Both brothers took turns addressing the court during the latest hearing and were “very forthcoming”, said Ms Glandian.
She said the lack of evidence was shown by the fact there were still no charges despite the brothers being in custody for a month and police investigating since April.
She called it a “violation of international human rights and the due process of law” and suggested “outside pressures” were keeping them locked up.
Ms Glandian said that Tristan Tate had also been unable to meet his new three-week-old child.
She also denied the brothers could flee Romania and suggested other measures such as removing passports or house arrest could be used.
Andrew Tate, who has reportedly lived in Romania since 2017, was previously banned from various prominent social media platforms for expressing misogynistic views and hate speech.
He has claimed there is “zero evidence” against him in the case and alleged it is instead a political attack to silence him.
“My case is not criminal, it’s political. It’s not about justice or fairness. It’s about attacking my influence on the world,” read a post that appeared on his Twitter account which was reinstated in November.
After the Tates and the two women were arrested, Romania’s anti-organised crime agency, DIICOT, said in a statement that it had identified six victims in the human trafficking case who were subjected to “acts of physical violence and mental coercion” and were sexually exploited by members of the alleged crime group.

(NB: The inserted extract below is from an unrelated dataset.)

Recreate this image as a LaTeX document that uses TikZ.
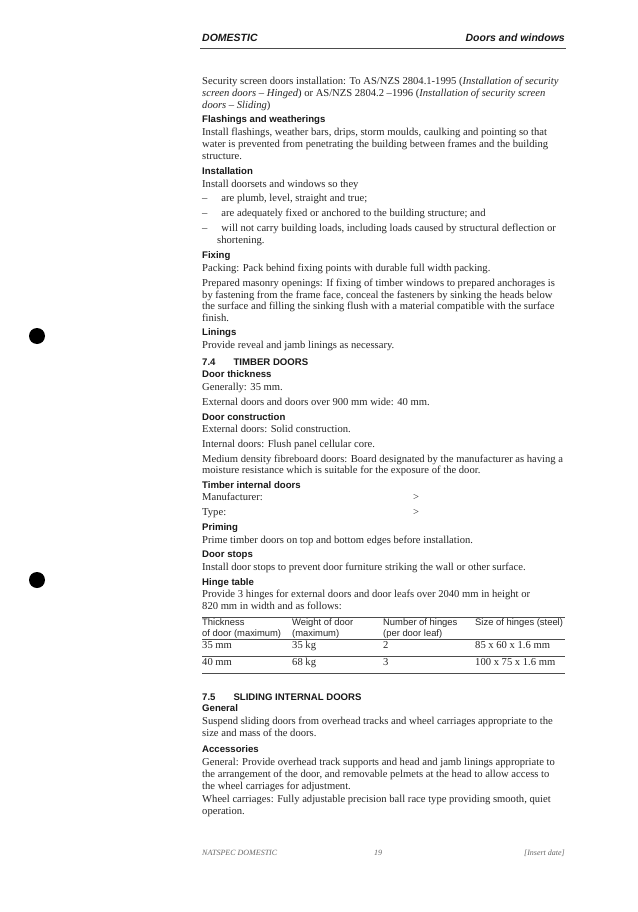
\documentclass[tikz,border=0pt]{standalone}
\usepackage{fontspec}
\setmainfont{Liberation Serif}
\setsansfont{Liberation Sans}
\usetikzlibrary{positioning}

\newcommand{\bodyfont}{\fontsize{10.6}{12}\selectfont\rmfamily}
\newcommand{\headfont}{\fontsize{9.6}{12}\selectfont\sffamily\bfseries}

\begin{document}
\begin{tikzpicture}[x=1pt,y=-1pt,
    txt/.style={anchor=west,inner sep=0pt,text height=7pt,text depth=2.4pt,font=\bodyfont,text=black!85},
    head/.style={anchor=west,inner sep=0pt,text height=7pt,text depth=2.4pt,font=\headfont,text=black!90},
    tab/.style={anchor=west,inner sep=0pt,text height=7pt,text depth=2.4pt,font=\fontsize{9.4}{11}\selectfont\sffamily,text=black!85},
    rule/.style={line width=0.7pt,black!70},
    dot/.style={circle,fill=black,inner sep=0pt,minimum size=16pt},
   ]
    \useasboundingbox[fill=white] (0,0) rectangle (637,912);

    % page header
    \node (hdl) [head,font=\fontsize{10.5}{12}\selectfont\sffamily\bfseries\itshape] at (202,39) {DOMESTIC};
    \node (hdr) [head,anchor=east,font=\fontsize{10.5}{12}\selectfont\sffamily\bfseries\itshape] at (565,39) {Doors and windows};
    \draw[rule,line width=1pt] (200,49) -- (566,49);

    % binder holes
    \node (hole1) [dot] at (37,336) {};
    \node (hole2) [dot] at (37,580) {};

    \node (sec1) [txt] at (202,82) {Security screen doors installation: To AS/NZS 2804.1-1995 (\textit{Installation of security}};
    \node (sec2) [txt] at (202,94) {\textit{screen doors -- Hinged}) or AS/NZS 2804.2 --1996 (\textit{Installation of security screen}};
    \node (sec3) [txt] at (202,106) {\textit{doors -- Sliding})};

    \node (flh) [head] at (202,120) {Flashings and weatherings};
    \node (fl1) [txt] at (202,133) {Install flashings, weather bars, drips, storm moulds, caulking and pointing so that};
    \node (fl2) [txt] at (202,145) {water is prevented from penetrating the building between frames and the building};
    \node (fl3) [txt] at (202,157) {structure.};

    \node (insh) [head] at (202,172) {Installation};
    \node (ins1) [txt] at (202,185) {Install doorsets and windows so they};
    \node (ins2) [txt] at (202,199) {--\hspace{14pt}are plumb, level, straight and true;};
    \node (ins3) [txt] at (202,214) {--\hspace{14pt}are adequately fixed or anchored to the building structure; and};
    \node (ins4) [txt] at (202,229) {--\hspace{14pt}will not carry building loads, including loads caused by structural deflection or};
    \node (ins5) [txt] at (217,241) {shortening.};

    \node (fixh) [head] at (202,256) {Fixing};
    \node (fix1) [txt] at (202,269) {Packing: Pack behind fixing points with durable full width packing.};
    \node (fix2) [txt] at (202,284) {Prepared masonry openings: If fixing of timber windows to prepared anchorages is};
    \node (fix3) [txt] at (202,296) {by fastening from the frame face, conceal the fasteners by sinking the heads below};
    \node (fix4) [txt] at (202,307) {the surface and filling the sinking flush with a material compatible with the surface};
    \node (fix5) [txt] at (202,319) {finish.};

    \node (linh) [head] at (202,333) {Linings};
    \node (lin1) [txt] at (202,346) {Provide reveal and jamb linings as necessary.};

    \node (s74) [head] at (202,363) {7.4\hspace{18pt}TIMBER DOORS};
    \node (thh) [head] at (202,375) {Door thickness};
    \node (th1) [txt] at (202,388) {Generally: 35 mm.};
    \node (th2) [txt] at (202,403) {External doors and doors over 900 mm wide: 40 mm.};

    \node (conh) [head] at (202,418) {Door construction};
    \node (con1) [txt] at (202,430) {External doors: Solid construction.};
    \node (con2) [txt] at (202,445) {Internal doors: Flush panel cellular core.};
    \node (con3) [txt] at (202,460) {Medium density fibreboard doors: Board designated by the manufacturer as having a};
    \node (con4) [txt] at (202,471) {moisture resistance which is suitable for the exposure of the door.};

    \node (tih) [head] at (202,486) {Timber internal doors};
    \node (ti1) [txt] at (202,498) {Manufacturer:};
    \node (ti1v) [txt] at (413,498) {>};
    \node (ti2) [txt] at (202,513) {Type:};
    \node (ti2v) [txt] at (413,513) {>};

    \node (prh) [head] at (202,528) {Priming};
    \node (pr1) [txt] at (202,541) {Prime timber doors on top and bottom edges before installation.};

    \node (dsh) [head] at (202,555) {Door stops};
    \node (ds1) [txt] at (202,568) {Install door stops to prevent door furniture striking the wall or other surface.};

    \node (hth) [head] at (202,583) {Hinge table};
    \node (ht1) [txt] at (202,595) {Provide 3 hinges for external doors and door leafs over 2040 mm in height or};
    \node (ht2) [txt] at (202,607) {820 mm in width and as follows:};

    % hinge table
    \draw[rule] (202,617) -- (565,617);
    \node (c1a) [tab] at (202,623) {Thickness};
    \node (c1b) [tab] at (202,634) {of door (maximum)};
    \node (c2a) [tab] at (292,623) {Weight of door};
    \node (c2b) [tab] at (292,634) {(maximum)};
    \node (c3a) [tab] at (383,623) {Number of hinges};
    \node (c3b) [tab] at (383,634) {(per door leaf)};
    \node (c4a) [tab] at (475,623) {Size of hinges (steel)};
    \draw[rule] (202,639) -- (565,639);
    \node (r1c1) [txt] at (202,646) {35 mm};
    \node (r1c2) [txt] at (292,646) {35 kg};
    \node (r1c3) [txt] at (383,646) {2};
    \node (r1c4) [txt] at (475,646) {85 x 60 x 1.6 mm};
    \draw[rule] (202,656) -- (565,656);
    \node (r2c1) [txt] at (202,663) {40 mm};
    \node (r2c2) [txt] at (292,663) {68 kg};
    \node (r2c3) [txt] at (383,663) {3};
    \node (r2c4) [txt] at (475,663) {100 x 75 x 1.6 mm};
    \draw[rule] (202,673) -- (565,673);

    \node (s75) [head] at (202,698) {7.5\hspace{18pt}SLIDING INTERNAL DOORS};
    \node (genh) [head] at (202,709) {General};
    \node (gen1) [txt] at (202,722) {Suspend sliding doors from overhead tracks and wheel carriages appropriate to the};
    \node (gen2) [txt] at (202,734) {size and mass of the doors.};

    \node (acch) [head] at (202,750) {Accessories};
    \node (acc1) [txt] at (202,763) {General: Provide overhead track supports and head and jamb linings appropriate to};
    \node (acc2) [txt] at (202,775) {the arrangement of the door, and removable pelmets at the head to allow access to};
    \node (acc3) [txt] at (202,787) {the wheel carriages for adjustment.};
    \node (acc4) [txt] at (202,800) {Wheel carriages: Fully adjustable precision ball race type providing smooth, quiet};
    \node (acc5) [txt] at (202,812) {operation.};

    % page footer
    \node (ftl) [txt,font=\fontsize{8}{10}\selectfont\itshape,text=black!60] at (202,853) {NATSPEC DOMESTIC};
    \node (ftc) [txt,anchor=center,font=\fontsize{8}{10}\selectfont\itshape,text=black!60] at (378,853) {19};
    \node (ftr) [txt,anchor=east,font=\fontsize{8}{10}\selectfont\itshape,text=black!60] at (565,853) {[Insert date]};
\end{tikzpicture}
\end{document}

The agency said victims were lured with pretenses of love, and later intimidated, surveilled and subjected to other control tactics while being coerced into engaging in pornographic acts for substantial financial gains.

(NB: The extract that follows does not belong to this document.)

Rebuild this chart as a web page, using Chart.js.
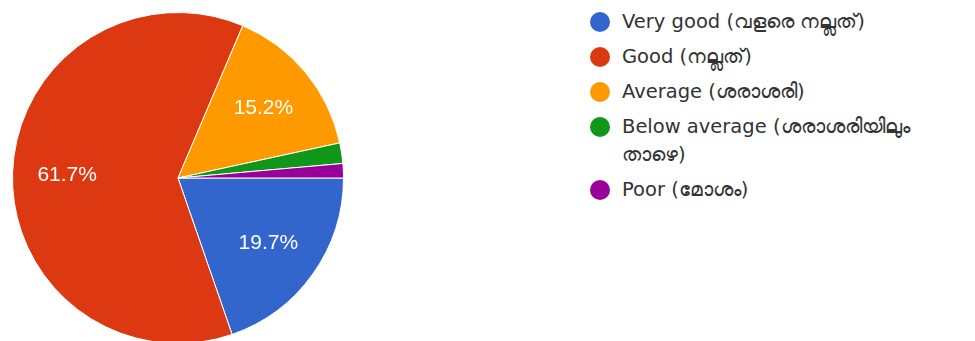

Earlier in January, Romanian authorities descended on a compound near Bucharest where they towed away a fleet of luxury cars that included a blue Rolls-Royce, a Ferrari and a Porsche.
They reported seizing assets worth an estimated $3.9m (£3.2m).
Prosecutors have said that if they can prove the owners gained money through illicit activities such as human trafficking, the assets would be used to cover the expenses of the investigation and to compensate victims.
Tate also unsuccessfully appealed the asset seizure.